I wonder why you seem so very angry and hurt that Vista is being criticized.

However Vista's criticism may be based on real experiences. Prejudice, by definition, is based on nothing but thin air. Whether or not you can measure or prove anything has little to do with the word. All you have to prove is that you tried the product... once tried, your opinions are no longer preconceived from thin air... then you're no longer prejudiced, you're just being critical of it.

prejudice- (1) : preconceived judgment or opinion:

"Preconceived" meaning you formed the negative opinion without having ever used Vista.

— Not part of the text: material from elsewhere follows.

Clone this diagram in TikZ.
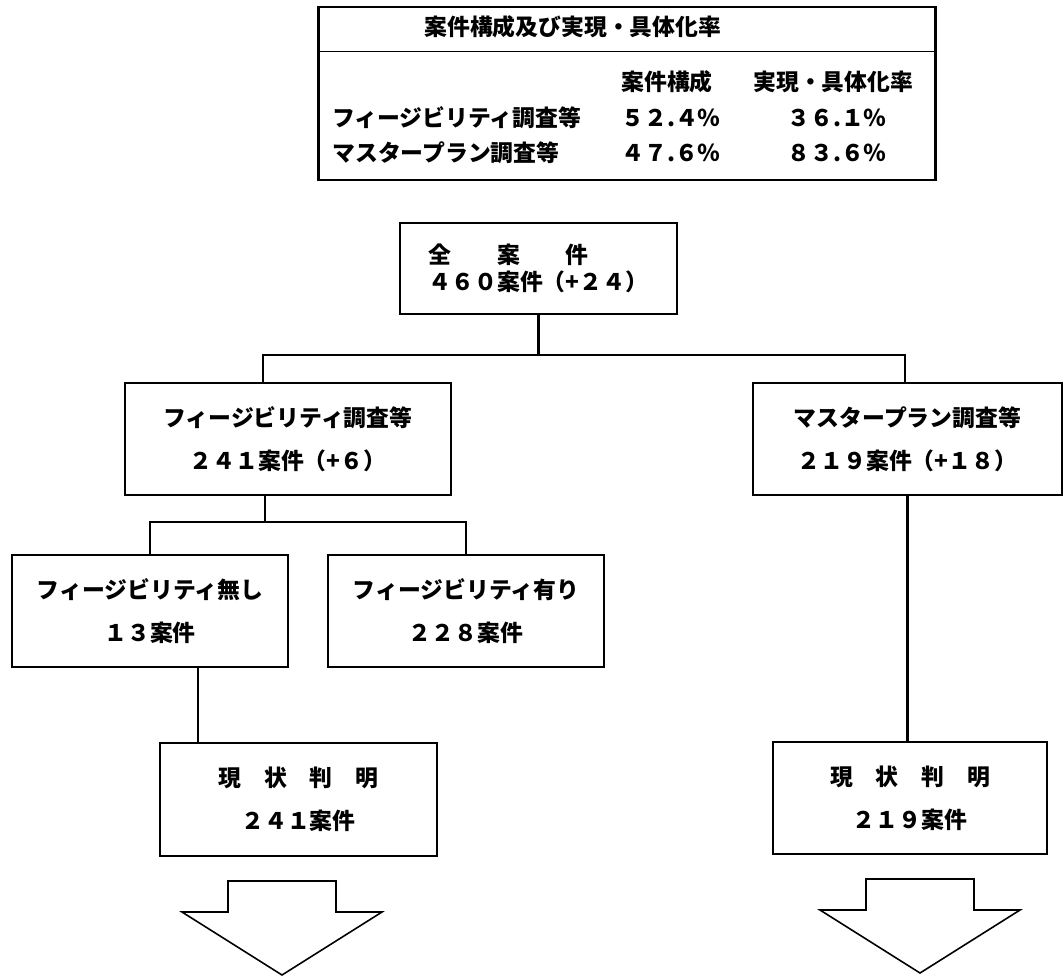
\documentclass[tikz,border=0pt]{standalone}
\usepackage{fontspec}
\setmainfont{Noto Sans CJK JP}

\begin{document}
\begin{tikzpicture}[x=0.02cm,y=-0.02cm,font=\fontsize{13pt}{24.5pt}\selectfont\bfseries,
   box/.style={draw,line width=1.6pt,align=center,inner sep=0pt},
   cell/.style={anchor=west,inner sep=0pt},
   link/.style={line width=1.2pt},
   downarrow/.pic={\draw[line width=0.9pt,line join=miter]
     (-54,0) -- (54,0) -- (54,31) -- (100,31) -- (0,94) -- (-100,31) -- (-54,31) -- cycle;}]
  \useasboundingbox (0,0) rectangle (1064,978);

  % ---- summary table ----
  \node[draw,line width=0.8pt,minimum width=12.32cm,minimum height=3.46cm,inner sep=0pt] (tbl) at (627,93.5) {};
  \draw[line width=1.6pt] (tbl.north west) -- (tbl.south west) (tbl.north east) -- (tbl.south east);
  \draw[line width=0.8pt] ([yshift=-0.9cm]tbl.north west) -- ([yshift=-0.9cm]tbl.north east);
  \node[cell] (ttl) at (424,27) {案件構成及び実現・具体化率};
  \node[cell] (h1) at (621,82) {案件構成};
  \node[cell] (h2) at (753,82) {実現・具体化率};
  \node[cell] (r1) at (332,118) {フィージビリティ調査等};
  \node[cell] (v11) at (621,118) {５２.４％};
  \node[cell] (v12) at (787,118) {３６.１％};
  \node[cell] (r2) at (332,153) {マスタープラン調査等};
  \node[cell] (v21) at (621,153) {４７.６％};
  \node[cell] (v22) at (787,153) {８３.６％};

  % ---- all projects ----
  \node[box,align=left,font=\fontsize{13pt}{15pt}\selectfont\bfseries,minimum width=5.54cm,minimum height=1.82cm]
     (all) at (538.5,268.5) {全　　案　　件\\４６０案件（+２４）};

  % ---- second level ----
  \node[box,minimum width=6.52cm,minimum height=2.24cm] (fs) at (288,439) {フィージビリティ調査等\\２４１案件（+６）};
  \node[box,minimum width=6.18cm,minimum height=2.24cm] (mp) at (907.5,439) {マスタープラン調査等\\２１９案件（+１８）};

  % ---- third level ----
  \node[box,minimum width=5.52cm,minimum height=2.24cm] (fn) at (150,611) {フィージビリティ無し\\１３案件};
  \node[box,minimum width=5.52cm,minimum height=2.24cm] (fy) at (466,611) {フィージビリティ有り\\２２８案件};

  % ---- status known ----
  \node[box,minimum width=5.54cm,minimum height=2.26cm] (g1) at (298.5,799.5) {現　状　判　明\\２４１案件};
  \node[box,minimum width=5.48cm,minimum height=2.24cm] (g2) at (910,798) {現　状　判　明\\２１９案件};

  % ---- connectors ----
  \coordinate (k1) at (263,355);
  \coordinate (k2) at (905,355);
  \coordinate (k3) at (265,522);
  \coordinate (k4) at (198,700);
  \draw[link] (all) -- (all |- k1);
  \draw[link] (k1 |- fs.north) -- (k1) -- (k2) -- (k2 |- mp.north);
  \draw[link] (k3 |- fs.south) -- (k3);
  \draw[link] (fn.north) |- (k3) -| (fy.north);
  \draw[link] (k4 |- fn.south) -- (k4 |- g1.north);
  \draw[link] (mp) -- (mp |- g2.north);

  % ---- block arrows ----
  \pic at (282,881) {downarrow};
  \pic at (920,879) {downarrow};
\end{tikzpicture}
\end{document}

prejudice- (2) : an adverse opinion or leaning formed without just grounds or before sufficient knowledge b : an instance of such judgment or opinion c : an irrational attitude of hostility directed against an individual, a group, a race, or their supposed characteristics:

Since Vista has been released and people can try it, opinions have not been "formed without just grounds or before sufficient knowledge". It further describes irrational personal hostility towards groups of people. Vista is not a group of people, it's a product.
 
I wonder why you seem so very angry and hurt that Vista is being criticized.

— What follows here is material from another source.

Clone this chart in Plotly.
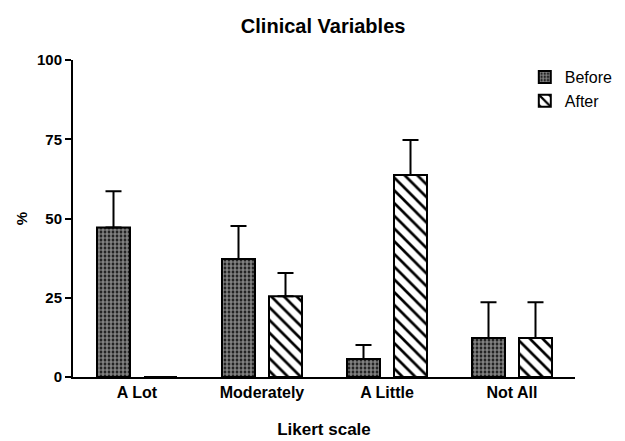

However Vista's criticism may be based on real experiences. Prejudice, by definition, is based on nothing but thin air. Whether or not you can measure or prove anything has little to do with the word. All you have to prove is that you tried the product... once tried, your opinions are no longer preconceived from thin air... then you're no longer prejudiced, you're just being critical of it.

prejudice- (1) : preconceived judgment or opinion:

"Preconceived" meaning you formed the negative opinion without having ever used Vista.

prejudice- (2) : an adverse opinion or leaning formed without just grounds or before sufficient knowledge b : an instance of such judgment or opinion c : an irrational attitude of hostility directed against an individual, a group, a race, or their supposed characteristics:

Since Vista has been released and people can try it, opinions have not been "formed without just grounds or before sufficient knowledge". It further describes irrational personal hostility towards groups of people. Vista is not a group of people, it's a product.

I'm not trying to portray myself as angry because of this or that, vista or not.

It doesn't matter if you tried the product, if I had interactions with black people and use that as an excuse to say they are "this" or "that" and justify it using my so called interactions with them, that's an unfair generalization. If you feel that vista has features which are of particular importance to you which are inferior to Apple's implementation, and with good proof, then that particular feature is then justified as inferior, but that in noway justifies the saying "Beyond Vista" and so on.

If you read those reviews of Vista, you'll see they try to rate it using categories, whether or not against the current OS X. Apple is pushing to the consumers, who are not the likely candidates of walking encyclopedias on modern operating systems an idea that "OS X is beyond Vista", and all without conclusive evidence of being so. That idea then becomes preconceived notion in people's minds about vista and os x, and then the consumers fall prey to basic marketing. You actually think Apple's trying to recruit existing Vista users ? Apple is targeting "would-be" vista users, who otherwise would have bought Vista machines. These users cannot possibly form an educated opinion about an operating system they have not themselves used.

Numerous studies, by marketers and exactly the opposite (those who point out problems with our current market) have shown, repeatedly that people will blindly make purchasing decisions based on one-sided ads because they instill an preconceived notion. Sony's walkman used to be a walking success of that ideal. Nike's shoes, also. Some of the market studies found that most people actually bought a specific brand of an item, with absolutely no prior experience with it, just preconceived notions from Ads.

"an uninformed consumer is an ideal consumer" puts this situation the best way possible. "FUD" is another excellent term.